Abstract:
The web today enables people to access documents and services on the Internet but today’s methods require human intelligence. The semantic web augments the current web with formalized knowledge and well formatted data thatcan be processed by computers. . The semantic web is a vision of information that is understandable by computers, so that they can perform more of the tedious work involved in finding, combining, and acting upon information on the web. Data that is generally hidden away in HTML files is often useful in some contexts, but there is no global system for publishing data in such a way that it can be easily processed by anyone. This makes Semantic Web a rational solution for the problem.. This will enable computers to assist human users in tasks and understand data the way they cannot today. The layered architecture serves as the basic building block of the system and supports the vision of a Web imbued with meaning. The similarities that it shares with the object oriented programming language has made the Unified Modelling Language usable by both object-oriented Programming and semantic web development and the Semantic Web Browsers, extend the notion of the Web browser into the Semantic Web. There will also be creation of more open market in information processing and computer services enabling the creation of new applications and services from combinations of existing service.
I.INTRODUCTION
Semantics is the study of meaning. It’s as old as the ancient Greeks. For most of us it was a deadly dull sub-discipline of philosophy, to be avoided. But it turns out that we can’t avoid it. We are drowning in a sea of data which occasionally is generously referred to as “information.” But the truth is that almost all of it must be interpreted by humans to be of any use. The growth and availability of data and, therefore, our need to consider it in decision-making and planning is growing exponentially, and our systems, rather than helping with this, are for the most part contributing to the problem. The Semantic Web is a web that is able to describe things in a way that computers can understand. The Semantic Web is not about links between web pages. The Semantic Web describes the relationships between things (like A is a part of B and Y is a member of Z) and the properties of things (like size, weight, age, and price). In an evolving development of the World Wide Web in which the meaning (semantics) of information and services on the web is defined, making it possible for the web to ”understand” and satisfy the requests of people and machines to use the web content. It derives from World Wide Web Consortium director Sir Tim Berners-Lee’s vision of the Web as a universal medium for data, information, and knowledge exchange. Implementing the Semantic Web requires adding semantic metadata, or data that describes data, to information resources. This will allow machines to effectively process the data based on the semantic information that describes it. When there is enough semantic information associated with data, computers can make inferences about the data, i.e., understand what a data resource is and how it relates to other data. At its core, the semantic web comprises a set of design principles, collaborative working groups, and a variety of enabling technologies. Some elements of the semantic web are expressed as prospective future possibilities that are yet to be implemented. Other elements of the semantic web are expressed in formal specifications. Some of these include Resource Description Framework (RDF), a variety of data interchange formats (e.g. RDF/XML, N3, Turtle, N-Triples), and notations such as RDF Schema (RDFS) and the Web Ontology Language (OWL), all of which are intended to provide a formal description of concepts, terms, and relationships within a given knowledge domain.
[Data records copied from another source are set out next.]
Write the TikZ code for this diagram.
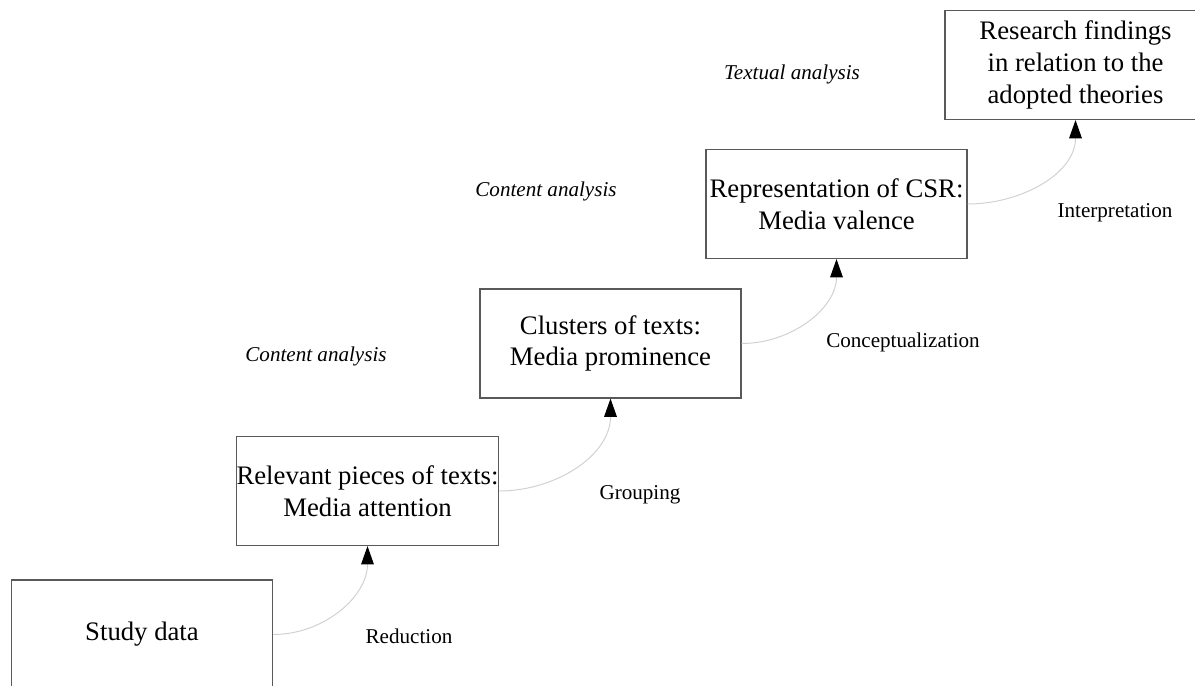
\documentclass[tikz,border=0pt]{standalone}
\usepackage{fontspec}
\setmainfont{Liberation Serif}
\usepackage{xcolor}
\usepackage{tikz}
\usetikzlibrary{arrows.meta}

\tikzset{
  etape/.style={draw=black!65, line width=0.8pt, minimum width=6.525cm, minimum height=2.725cm,
    inner sep=0pt, align=center, font=\fontsize{19}{22.5}\selectfont},
  lien/.style={draw=black!18, line width=0.7pt, -{Triangle[length=13pt, width=9pt, color=black]}},
  etiq/.style={font=\fontsize{15}{18}\selectfont},
  methode/.style={font=\fontsize{15}{18}\selectfont\itshape}
}

\begin{document}
\begin{tikzpicture}[x=0.025cm, y=-0.025cm]

        \useasboundingbox (0,0) rectangle (1195,685);
        \clip (0,0) rectangle (1195,685);

        % Etapes (boites)
        \node [etape] (donnees) at (142,634.5) {Study data};
        \node [etape] (pertinents) at (367.5,491) {Relevant pieces of texts:\\Media attention};
        \node [etape] (groupes) at (610.5,343.5) {Clusters of texts:\\Media prominence};
        \node [etape] (valence) at (836.5,204) {Representation of CSR:\\Media valence};
        \node [etape] (resultats) at (1075.5,65) {Research findings\\in relation to the\\adopted theories};

        % Etiquettes des fleches
        \node [etiq] (reduction) at (409,636) {Reduction};
        \node [etiq] (groupement) at (640,495) {Grouping};
        \node [etiq] (concept) at (903,342) {Conceptualization};
        \node [etiq] (interp) at (1115,213) {Interpretation};

        % Methodes
        \node [methode] (contenuA) at (316,356) {Content analysis};
        \node [methode] (contenuB) at (546,191) {Content analysis};
        \node [methode] (textuelle) at (792,74) {Textual analysis};

        % Fleches courbes
        \draw [lien] (donnees.east) to[out=0, in=-90] (pertinents.south);
        \draw [lien] (pertinents.east) to[out=0, in=-90] (groupes.south);
        \draw [lien] (groupes.east) to[out=0, in=-90] (valence.south);
        \draw [lien] (valence.east) to[out=0, in=-90] (resultats.south);

\end{tikzpicture}
\end{document}
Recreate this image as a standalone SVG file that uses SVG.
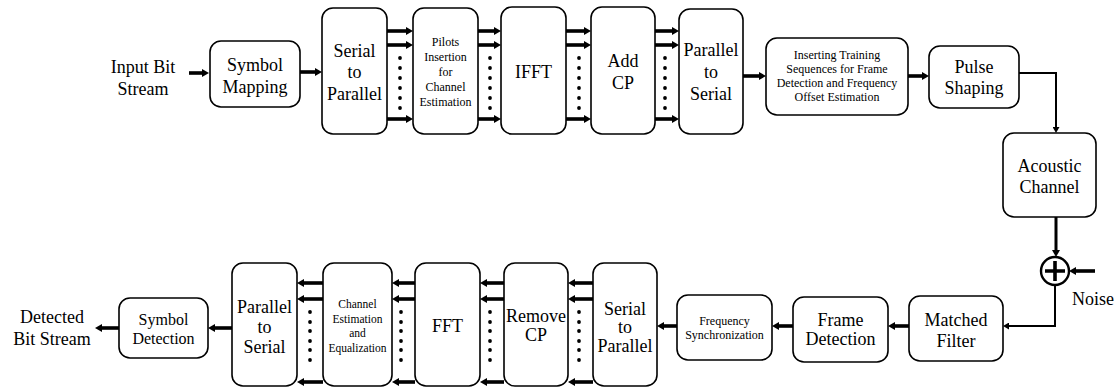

II. ADVANTAGES OF WEB SEMENTIC
Humans are capable of using the Web to carry out tasks such as finding the Finnish word for ”monkey”, reserving a library book, and searching for a ow price for a DVD. However, a computer cannot accomplish the same tasks without human direction because web pages are designed to be read by people, not machines. The semantic web is a vision of information that is understandable by computers, so that they can perform more of the tedious work involved in finding, combining, and acting upon information on the web. The idea of a ’semantic web’ necessarily coming from some marking code other than simple HTML is built on the assumption that it is not possible for a machine to appropriately interpret code based on nothing but order relationships of letters and words. If this is not true, then it may be possible to build a ‘semantic web’ on HTML alone, making a specially built ’semantic web’ coding system unnecessary.
The Semantic Web takes the solution further. It involves publishing in languages specifically designed for data: Resource Description Framework (RDF), Web Ontology Language (OWL), and Extensible Mark-up Language (XML). HTML describes documents and the links between them. RDF, OWL, and XML, by contrast, can describe arbitrary things Such as people, meetings, or airplane parts. Tim Berners-Lee calls the resulting network of Linked Data the Giant Global Graph, in contrast to the HTML-based World Wide Web. These technologies are combined in order to provide descriptions that supplement or replace the content of Web documents. Thus, content may manifest itself as descriptive data stored in Web-accessible databases, or as mark-up within documents (particularly, in Extensible HTML (XHTML) interspersed with XML, or, more often, purely in XML, with layout or rendering cues stored separately). The machine-readable descriptions enable content managers to add meaning to the content, i.e., to describe the structure of the knowledge we have about that content. In this way, a machine can process knowledge itself, instead of text, using processes similar to human deductive reasoning and inference, thereby obtaining more meaningful results and helping computers to perform automated information gathering and research.